Freedom, individuality and open-mindedness are qualities found in people who seem to naturally drift into open lifestyles. People who value restriction, security, control and tradition, are those who remain monogamous, continuing the restricted lifestyle choice of loving only one person at a time.

The fact that more marriages fail than what actually succeed seems to show that marriage, and monogamy, is fast becoming an outdated lifestyle choice.

Interestingly, I read that up to 80% of people in a monogamous relationship will have an affair behind their partner’s back. They pretend to be monogamous, but really, they’re unable to control their natural desires to share love or physical pleasure with people other than their partner. When so many people cheat on their partner, it becomes obvious that people are naturally inclined to NOT be loyal or devoted to one person.

The natural inclination is to experience love and pleasure with more than one person.

Jealousy and insecurity are major factors in maintaining control within a monogamous relationship. These negative feelings arise when one feels unworthy of their partner’s love and attention, and they’re afraid that any man or woman who comes into their partner’s life could take their partner away from them, and as a result, they would be lonely once again. This loneliness is what people don’t want, and so they will often go to great lengths to avoid being lonely. They will exert control on their partner, or submit to their partner’s control.

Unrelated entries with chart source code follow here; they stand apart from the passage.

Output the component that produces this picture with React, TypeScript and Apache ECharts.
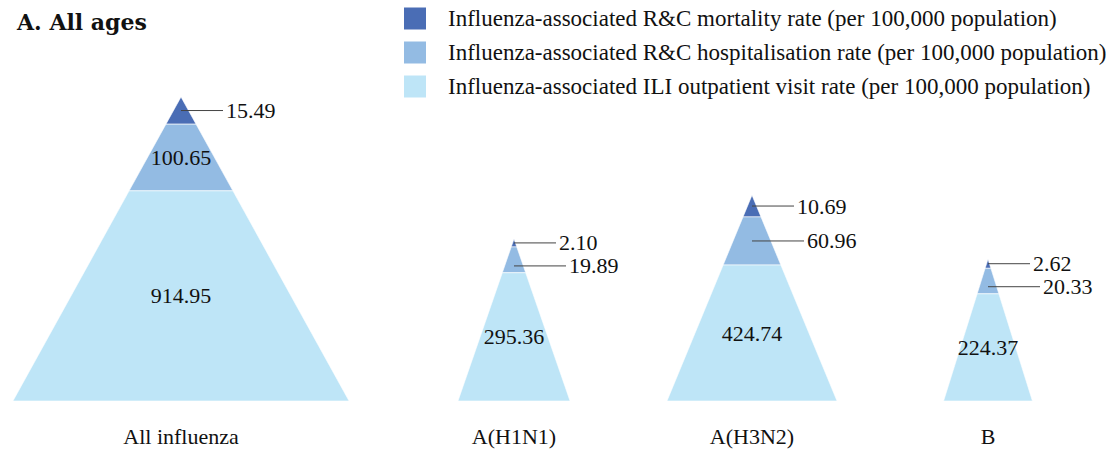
import React, { useEffect, useRef } from "react";
import * as echarts from "echarts";

// ---------- data ----------
const categories = ["All influenza", "A(H1N1)", "A(H3N2)", "B"];
const mortalityRate = [15.49, 2.1, 10.69, 2.62];
const hospitalisationRate = [100.65, 19.89, 60.96, 20.33];
const outpatientRate = [914.95, 295.36, 424.74, 224.37];
const seriesNames = [
  "Influenza-associated R&C mortality rate (per 100,000 population)",
  "Influenza-associated R&C hospitalisation rate (per 100,000 population)",
  "Influenza-associated ILI outpatient visit rate (per 100,000 population)",
];
const titleText = "A. All ages";

// ---------- layout / style ----------
const W_PX = 1116;
const H_PX = 452;
const BASE_GAP = 51; // px below the triangle bases
const SLOT_X = [181, 514, 752, 988]; // centre of each category slot (x-axis units)
const COLORS = ["#4a6db5", "#93bbe3", "#bee5f7"];
const FONT = '"Liberation Serif", "Times New Roman", serif';
const TEXT_COLOR = "#111";

// size scales (value -> axis units)
const HEIGHT_K = 7.48, HEIGHT_P = 0.534;
const WIDTH_K = 0.2613, WIDTH_P = 0.932;
const BOUND_K = 5.07, BOUND_P = 0.614;
const INSIDE_MIN_PX = 60;
const LEADER_LEN = [42, 52, 52];
const MIN_LABEL_SEP = 23;

function geometry(m: number, h: number, o: number) {
  const total = m + h + o;
  const H = HEIGHT_K * Math.pow(total, HEIGHT_P);
  const W = WIDTH_K * Math.pow(total, WIDTH_P);
  const d1 = Math.min(BOUND_K * Math.pow(m, BOUND_P), H);
  const d2 = Math.min(BOUND_K * Math.pow(m + h, BOUND_P), H);
  return { H, W, depths: [0, d1, d2, H] };
}

function makeRenderItem(layer: number) {
  return (params: any, api: any) => {
    const cx = api.value(0);
    const vals = [api.value(1), api.value(2), api.value(3)];
    const g = geometry(vals[0], vals[1], vals[2]);
    const dTop = g.depths[layer];
    const dBot = g.depths[layer + 1];
    const halfAt = (d: number) => (g.W * d) / g.H;
    const pts = [
      [cx - halfAt(dTop), g.H - dTop],
      [cx + halfAt(dTop), g.H - dTop],
      [cx + halfAt(dBot), g.H - dBot],
      [cx - halfAt(dBot), g.H - dBot],
    ].map((p) => api.coord(p));
    const topPx = api.coord([cx, g.H - dTop]);
    const botPx = api.coord([cx, g.H - dBot]);
    let midY = (topPx[1] + botPx[1]) / 2;
    const cxPx = topPx[0];
    const children: any[] = [
      {
        type: "polygon",
        shape: { points: pts },
        style: { fill: COLORS[layer], stroke: "#ffffff", lineWidth: 0.6 },
      },
    ];
    const labelText = vals[layer].toFixed(2);
    if (botPx[1] - topPx[1] >= INSIDE_MIN_PX) {
      children.push({
        type: "text",
        x: cxPx,
        y: midY,
        style: {
          text: labelText,
          fill: TEXT_COLOR,
          fontSize: 22,
          fontFamily: FONT,
          align: "center",
          verticalAlign: "middle",
        },
      });
    } else {
      if (layer > 0) {
        // keep clear of the label of the layer above when that one sits outside too
        const aTop = api.coord([cx, g.H - g.depths[layer - 1]])[1];
        const aBot = topPx[1];
        if (aBot - aTop < INSIDE_MIN_PX) {
          midY = Math.max(midY, (aTop + aBot) / 2 + MIN_LABEL_SEP);
        }
      }
      const L = LEADER_LEN[layer];
      children.push({
        type: "line",
        shape: { x1: cxPx, y1: midY, x2: cxPx + L, y2: midY },
        style: { stroke: "#444", lineWidth: 1 },
      });
      children.push({
        type: "text",
        x: cxPx + L + 3,
        y: midY,
        style: {
          text: labelText,
          fill: TEXT_COLOR,
          fontSize: 22,
          fontFamily: FONT,
          align: "left",
          verticalAlign: "middle",
        },
      });
    }
    if (layer === 2) {
      const basePx = api.coord([cx, 0]);
      children.push({
        type: "text",
        x: basePx[0],
        y: basePx[1] + 35,
        style: {
          text: categories[params.dataIndex],
          fill: TEXT_COLOR,
          fontSize: 22,
          fontFamily: FONT,
          align: "center",
          verticalAlign: "middle",
        },
      });
    }
    return { type: "group", children };
  };
}

export default function App() {
  const ref = useRef<HTMLDivElement>(null);
  useEffect(() => {
    document.body.style.margin = "0";
    if (!ref.current) return;
    const chart = echarts.init(ref.current, undefined, { renderer: "svg" });
    const data = categories.map((c, i) => [
      SLOT_X[i],
      mortalityRate[i],
      hospitalisationRate[i],
      outpatientRate[i],
    ]);
    chart.setOption({
      animation: false,
      backgroundColor: "#ffffff",
      title: {
        text: titleText,
        left: 12,
        top: 6,
        textStyle: {
          fontFamily: '"DejaVu Serif", serif',
          fontWeight: "bold",
          fontSize: 22,
          color: TEXT_COLOR,
        },
      },
      legend: {
        orient: "vertical",
        left: 404,
        top: 7,
        padding: 0,
        itemWidth: 22,
        itemHeight: 22,
        itemGap: 11,
        icon: "rect",
        selectedMode: false,
        data: seriesNames,
        textStyle: {
          fontFamily: FONT,
          fontSize: 23,
          color: TEXT_COLOR,
          padding: [0, 0, 0, 17],
        },
      },
      grid: { left: 0, right: 0, top: 0, bottom: BASE_GAP, containLabel: false },
      xAxis: { type: "value", min: 0, max: W_PX, show: false },
      yAxis: { type: "value", min: 0, max: H_PX - BASE_GAP, show: false },
      series: seriesNames.map((name, layer) => ({
        type: "custom",
        name,
        renderItem: makeRenderItem(layer),
        itemStyle: { color: COLORS[layer] },
        data,
        silent: true,
        clip: false,
      })),
    });
    return () => chart.dispose();
  }, []);
  return <div ref={ref} style={{ width: W_PX, height: H_PX }} />;
}
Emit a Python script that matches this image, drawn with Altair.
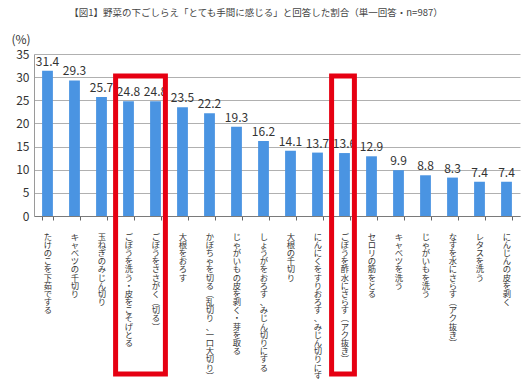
import altair as alt
import pandas as pd

categories = [
    "たけのこを下茹でする",
    "キャベツの千切り",
    "玉ねぎのみじん切り",
    "ごぼうを洗う・皮をこそげとる",
    "ごぼうをささがく（切る）",
    "大根をおろす",
    "かぼちゃを切る（乱切り、一口大切り）",
    "じゃがいもの皮を剥く・芽を取る",
    "しょうがをおろす、みじん切りにする",
    "大根の千切り",
    "にんにくをすりおろす、みじん切りにする",
    "ごぼうを酢水にさらす（アク抜き）",
    "セロリの筋をとる",
    "キャベツを洗う",
    "じゃがいもを洗う",
    "なすを水にさらす（アク抜き）",
    "レタスを洗う",
    "にんじんの皮を剥く",
]
values = [31.4, 29.3, 25.7, 24.8, 24.8, 23.5, 22.2, 19.3, 16.2, 14.1,
          13.7, 13.6, 12.9, 9.9, 8.8, 8.3, 7.4, 7.4]
y_ticks = [0, 5, 10, 15, 20, 25, 30, 35]

box_start = ["ごぼうを洗う・皮をこそげとる", "ごぼうを酢水にさらす（アク抜き）"]
box_end = ["ごぼうをささがく（切る）", "ごぼうを酢水にさらす（アク抜き）"]

df = pd.DataFrame({"item": categories, "pct": values})
boxes = pd.DataFrame({"start": box_start, "end": box_end})

FONT = "Noto Sans CJK JP"

x_scale = alt.Scale(domain=categories, paddingInner=0.6, paddingOuter=0.3)
y_scale = alt.Scale(domain=[0, 35], nice=False)

label_expr = ("isValid(datum.value) ? "
              "split(replace(replace(datum.value, '（', '︵'), '）', '︶'), '') : ''")

base = alt.Chart(df).encode(
    x=alt.X("item:N", sort=categories, scale=x_scale,
            axis=alt.Axis(title=None, labelAngle=0, labelExpr=label_expr,
                          labelFont=FONT, labelFontSize=8.3, labelLineHeight=8.2,
                          labelColor="#333333", labelBaseline="top",
                          labelPadding=12, tickBand="extent", tickSize=4,
                          tickColor="#666666", domainColor="#7a7a7a",
                          labelOverlap=False, grid=False)),
    y=alt.Y("pct:Q", scale=y_scale,
            axis=alt.Axis(values=y_ticks, title="(%)", titleAngle=0,
                          titleX=-23, titleY=-15, titleAlign="left",
                          titleBaseline="middle", titleFont=FONT,
                          titleFontSize=12, titleFontWeight="normal",
                          titleColor="#333333", labelFont=FONT,
                          labelFontSize=12, labelColor="#333333",
                          labelPadding=5, ticks=False, grid=True,
                          gridColor="#b0b0b0", gridWidth=1,
                          domainColor="#9a9a9a")),
)

bars = base.mark_bar(color="#4a94e2")
texts = base.mark_text(baseline="bottom", dy=-2, font=FONT, fontSize=12,
                       color="#333333").encode(text=alt.Text("pct:Q", format=".1f"))

frames = alt.Chart(boxes).mark_rect(
    filled=False, stroke="#e60012", strokeWidth=5, xOffset=-7.5, x2Offset=4.5
).encode(
    x=alt.X("start:N", sort=categories, scale=x_scale, bandPosition=0),
    x2=alt.X2("end:N", bandPosition=1),
    y=alt.value(22),
    y2=alt.value(320),
)

chart = alt.layer(bars, texts, frames).properties(
    width=486, height=162,
    autosize=alt.AutoSizeParams(type="none"),
    padding={"left": 26, "top": 46, "right": 3, "bottom": 163},
    title=alt.TitleParams(
        "【図1】野菜の下ごしらえ「とても手間に感じる」と回答した割合（単一回答・n=987）",
        font=FONT, fontSize=9.5, fontWeight="normal", color="#444444",
        anchor="middle", frame="group", dx=-21, offset=16),
).configure_view(stroke=None)

chart.save("out.html", embed_options={"renderer": "svg", "actions": False})
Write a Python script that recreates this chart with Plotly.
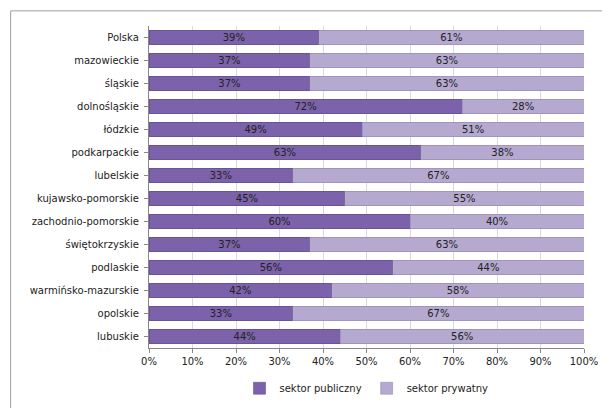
import plotly.graph_objects as go

regions = ["Polska", "mazowieckie", "śląskie", "dolnośląskie", "łódzkie", "podkarpackie",
           "lubelskie", "kujawsko-pomorskie", "zachodnio-pomorskie", "świętokrzyskie",
           "podlaskie", "warmińsko-mazurskie", "opolskie", "lubuskie"]
public = [39, 37, 37, 72, 49, 62.5, 33, 45, 60, 37, 56, 42, 33, 44]
private = [61, 63, 63, 28, 51, 37.5, 67, 55, 40, 63, 44, 58, 67, 56]
x_ticks = list(range(0, 101, 10))

fig = go.Figure()
fig.add_trace(go.Bar(y=regions, x=public, orientation="h", name="sektor publiczny",
                     marker=dict(color="#7b62aa", line=dict(color="#5a4585", width=0.5)),
                     texttemplate="%{x:.0f}%", textposition="inside", insidetextanchor="middle",
                     constraintext="none", textfont=dict(color="#222222", size=10)))
fig.add_trace(go.Bar(y=regions, x=private, orientation="h", name="sektor prywatny",
                     marker=dict(color="#b5a9cf", line=dict(color="#8e80ad", width=0.5)),
                     texttemplate="%{x:.0f}%", textposition="inside", insidetextanchor="middle",
                     constraintext="none", textfont=dict(color="#222222", size=10)))

fig.update_layout(
    barmode="stack", bargap=0.36,
    width=610, height=408,
    paper_bgcolor="white", plot_bgcolor="white",
    font=dict(family="DejaVu Sans", size=10, color="#222222"),
    margin=dict(l=141, r=34, t=18, b=68),
    uniformtext=dict(minsize=10, mode="show"),
    legend=dict(orientation="h", x=0.5, xanchor="center", y=-0.08, yanchor="top",
                traceorder="normal", font=dict(size=10)),
    xaxis=dict(range=[0, 100], tickvals=x_ticks, ticktext=[f"{v}%" for v in x_ticks],
               showgrid=True, gridcolor="#d9d9d9", showline=True, linecolor="#888888",
               ticks="outside", tickcolor="#888888", ticklen=4, zeroline=False),
    yaxis=dict(autorange="reversed", showline=True, linecolor="#888888",
               ticks="outside", tickcolor="#888888", ticklen=4, ticksuffix=" "),
    shapes=[dict(type="rect", xref="paper", yref="paper", x0=-0.318, x1=1.067, y0=-0.196, y1=1.047,
                 line=dict(color="#a0a0a0", width=1))],
)

fig.write_html("out.html")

Many relationships are unhappy relationships, existing only because they don’t want to be alone, and they’re afraid that if they leave their partner, they will be alone forever, that no one will want them. They are with an unloved partner because, ultimately, anything is better than nothing.

Those who cheat on their partner are those who are trying to find a connection with someone; a connection that they don’t have in their current relationship. That can be emotionally or purely physical. When their misadventures are discovered or confessed to, the relationship often ends in misery for all concerned.

I think that relationships would be more stable, more loving, and more committed if people were able to feel comfortable about expressing their fears or desires openly and honestly. The only way this could be done is if it’s understood that the expression of these things doesn’t mean that the relationship is unsatisfying, or that it’s on the verge of ending.

If people were more open about their desires, and given greater freedom in realising those desires, then there wouldn’t be a need for dishonesty. There wouldn’t be a need for cheating. There wouldn’t be a need for ‘affairs’ and broken hearts.

Instead, people would be happier to express themselves, and to find OTHER fulfilling relationships outside of the one with their partner. It’s about having multiple loving relationships, without any of them needing to suffer due to insecurity and jealousy.

That’s the ideal. And it can be achieved, with communication, honesty, and openness. And a desire to be without restrictions.

Marriage does not need to be a bondage, a slavery, to one person. Marriage, and any relationship, can simply be about being able, and free, to express love to whoever you feel comfortable with.

Polyamory is about overcoming the insecurities and jealousies of this society, and moving forward with love and freedom. It’s a lifestyle choice that I’m interested in exploring in the future, once my primary relationship is secure. A lifetime of ‘programming’ about monogamy is not overcome overnight.